2020年までに、指導的地位に女性が占める割合を少なくても30%程度にすることを目標としている政府。全体としてはまだまだ低い水準ではあるものの、女性管理職を増やす取り組みや、ARIA世代の女性が長期的なキャリアプランを描けるような支援を行う企業も増えています。そこで、女性管理職研修をはじめ、女性の活躍推進を積極的に行っている企業を取材し、各企業の取り組みを紹介します。

(上)新生銀行「スポンサー役員」が選抜女性社員を育成 ←今回はココ
(下)スポンサー役員の言葉で、昇格する心の準備ができた

 第5回は、新生銀行グループです。2018年2月にダイバーシティ推進室とグループ女性活躍推進委員会を設置し、女性の活躍推進の施策を促進しています。2019年6月からは「女性人材育成プログラム」を開始し、女性社員を計画的に育成する体制を整備しています。新生銀行では、2020年度の管理職に占める女性社員の比率を17%にする目標を掲げていましたが、すでに達成しました。

 上編では、株式会社新生銀行グループ本社ダイバーシティ推進室長の西玉音さんに、昨年から導入した「プール人材プログラム」と「スポンサー役員」について聞きました。

ライン上ではない役員が「スポンサー」に

西玉音さん(以下、敬称略) 次のステージに上がるべき人材を認識し、計画的に育成する仕組みを作ろうということで、2019年4月から開始したのが「女性人材育成プログラム」です。

西 まずはグループ会社(新生銀行、アプラス、昭和リース、新生フィナンシャル)ごとに、ワンステップ上へと育てたい女性社員を選抜します。新生銀行では、部長の女性が少なかったので、その下の統括次長という役職から部長を目指す人材を選抜。新生銀行以外の3社は、そもそも女性管理職が少ないので、役職がない社員から管理職を目指す人材を選抜しています。

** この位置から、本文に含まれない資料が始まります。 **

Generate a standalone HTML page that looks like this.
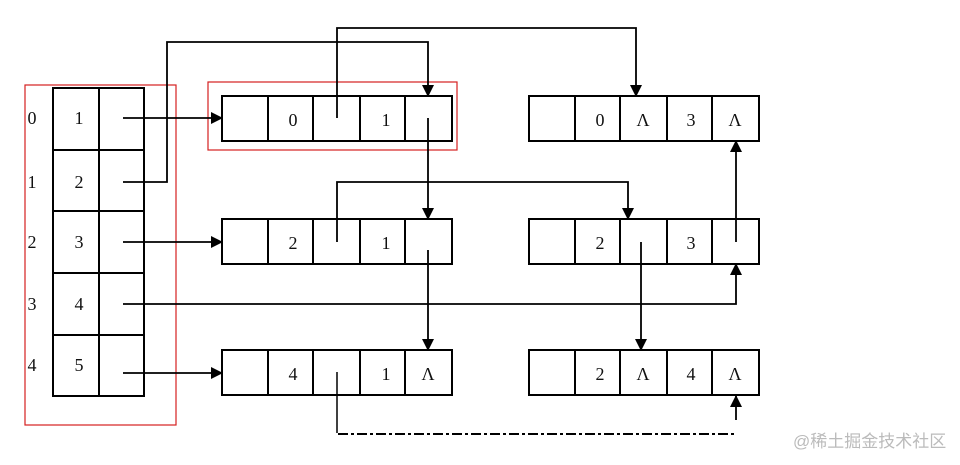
<!DOCTYPE html>
<html><head><meta charset="utf-8"><style>
body{margin:0;background:#fff;width:960px;height:460px;overflow:hidden}
svg text{font-family:"Liberation Serif",serif;font-size:18px;fill:#111}
</style></head><body>
<svg width="960" height="460" viewBox="0 0 960 460">
<defs><marker id="a" markerWidth="12" markerHeight="12" refX="11" refY="6" orient="auto" markerUnits="userSpaceOnUse"><path d="M0,0 L12,6 L0,12 z" fill="#000"/></marker></defs>
<g fill="none" stroke="#d42020" stroke-width="1.2">
<rect x="25" y="85" width="151" height="340"/>
<rect x="208" y="82" width="249" height="68"/>
</g>
<g fill="none" stroke="#000" stroke-width="2">
<rect x="53" y="88" width="91" height="308"/>
<line x1="99" y1="88" x2="99" y2="396"/>
<line x1="53" y1="150" x2="144" y2="150"/><line x1="53" y1="211" x2="144" y2="211"/>
<line x1="53" y1="273" x2="144" y2="273"/><line x1="53" y1="335" x2="144" y2="335"/>
<g id="n"><rect x="222" y="96" width="230" height="45"/><line x1="268" y1="96" x2="268" y2="141"/><line x1="313" y1="96" x2="313" y2="141"/><line x1="360" y1="96" x2="360" y2="141"/><line x1="405" y1="96" x2="405" y2="141"/></g>
<use href="#n" y="123"/><use href="#n" y="254"/>
<use href="#n" x="307"/><use href="#n" x="307" y="123"/><use href="#n" x="307" y="254"/>
</g>
<g fill="none" stroke="#000" stroke-width="1.8" marker-end="url(#a)">
<polyline points="123,118 222,118"/>
<polyline points="123,182 167,182 167,42 428,42 428,96"/>
<polyline points="123,242 222,242"/>
<polyline points="123,304 736,304 736,264"/>
<polyline points="123,373 222,373"/>
<polyline points="337,118 337,28 636,28 636,96"/>
<polyline points="428,118 428,219"/>
<polyline points="337,242 337,182 628,182 628,219"/>
<polyline points="428,250 428,350"/>
<polyline points="641,242 641,350"/>
<polyline points="736,242 736,141"/>
<polyline points="736,420 736,396"/>
</g>
<polyline points="337,372 337,433" fill="none" stroke="#000" stroke-width="1.5"/>
<line x1="338" y1="434" x2="736" y2="434" stroke="#000" stroke-width="2" stroke-dasharray="10,3,3,3"/>
<g text-anchor="middle">
<text x="32" y="124">0</text><text x="32" y="188">1</text><text x="32" y="248">2</text><text x="32" y="310">3</text><text x="32" y="371">4</text>
<text x="79" y="124">1</text><text x="79" y="188">2</text><text x="79" y="248">3</text><text x="79" y="310">4</text><text x="79" y="371">5</text>
<text x="293" y="126">0</text><text x="386" y="126">1</text>
<text x="293" y="249">2</text><text x="386" y="249">1</text>
<text x="293" y="380">4</text><text x="386" y="380">1</text><text x="428" y="380">&#923;</text>
<text x="600" y="126">0</text><text x="643" y="126">&#923;</text><text x="691" y="126">3</text><text x="735" y="126">&#923;</text>
<text x="600" y="249">2</text><text x="691" y="249">3</text>
<text x="600" y="380">2</text><text x="643" y="380">&#923;</text><text x="691" y="380">4</text><text x="735" y="380">&#923;</text>
</g>
<text x="793" y="447" style="font-family:'Liberation Sans','Noto Sans CJK SC',sans-serif;font-size:17px;fill:#bbb">@稀土掘金技术社区</text>
</svg>
</body></html>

 選抜された女性社員を「育成候補人材」と呼んでおり、年齢は30代から40代が中心。現在はグループ全体で60名ほどいます。

 育成候補人材を育成するのが、直属の部長と統括している「オーナー役員」、さらに「スポンサー役員」と呼ばれる役員です。スポンサー役員は、いわゆるライン上の人ではなく、別のグループ会社の役員がなることもあります。

 スポンサー役員は、育成候補人材の相談役であると同時に、育成候補人材を「宣伝」する役割も持ちます。自分が統括する部門のミーティングに出席してもらって刺激を与えたり、直属の部長やオーナー役員に対して、彼女にはこういうことが必要だからもっとこうした方がいいとアドバイスをしたりします。